Shelter is asking Grant Shapps, the Housing Minister, to keep the Government’s promises in their Housing Strategy in November 2011: to ‘deal with rogue landlords’ and ‘tackle dangerous and poorly maintained homes’.
Despite the Government’s assurances, Shelter says that rogue landlords are still cashing in on the high demand for rented homes, and trapping families in squalid and sometimes dangerous conditions.
Shelter wants the Housing Minister to take five steps to tackle landlords who break the law:
- Tougher sentencing for criminal landlords: increasing the maximum penalty for ignoring a court order to improve conditions from £5,000 to £20,000.
- A rogue landlord prosecution fund: earmarking money to help councils get tough on landlords blighting their area
- New protection for brave tenants: safeguard tenants from being evicted in retaliation for whistleblowing.

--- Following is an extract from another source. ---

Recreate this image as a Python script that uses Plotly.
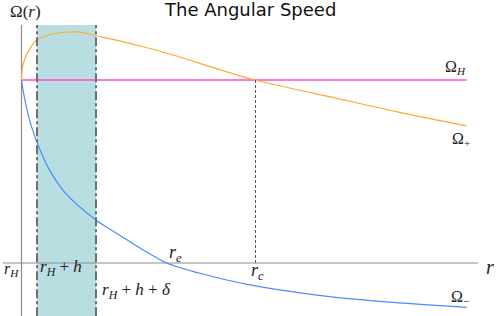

- An online landlord conviction database: a new website listing all convicted landlords to help tenants avoid criminal landlords.
- A rogue landlord summit convened by the Housing Minister to create a clear action plan to protect tenants.
Campbell Robb, Shelter’s Chief Executive said: ‘Renting is no longer simply a stop gap for young people before they get on the housing ladder. More and more families are bringing up children in privately rented homes, and many have to take a chance on the first place they can afford.
‘This high demand is a golden opportunity for rogue landlords who are exploiting the desperation of people looking for a home, and leaving them trapped in houses that fail to meet basic living standards and, in some cases, put lives at risk.
‘For families in particular, the shortage of rented homes, together with the upheaval to family life, means that many are too scared to challenge bad landlords for fear of eviction. This means that increasingly, it’s children who are suffering at the hands of this rogue minority.
‘That’s why it’s never been more important that we root out the small but dangerous minority of rogue landlords who are making people’s lives a misery and bringing good landlords into disrepute. National government must now finally take action, as promised in the Housing Strategy.
‘We also need to see strong action from local authorities, who must use every weapon in their armoury to enforce the law and get tough in stamping out criminal behaviour.
‘We must make renting fit for purpose for the growing numbers of families who are searching for a safe and stable home in which their children can thrive.’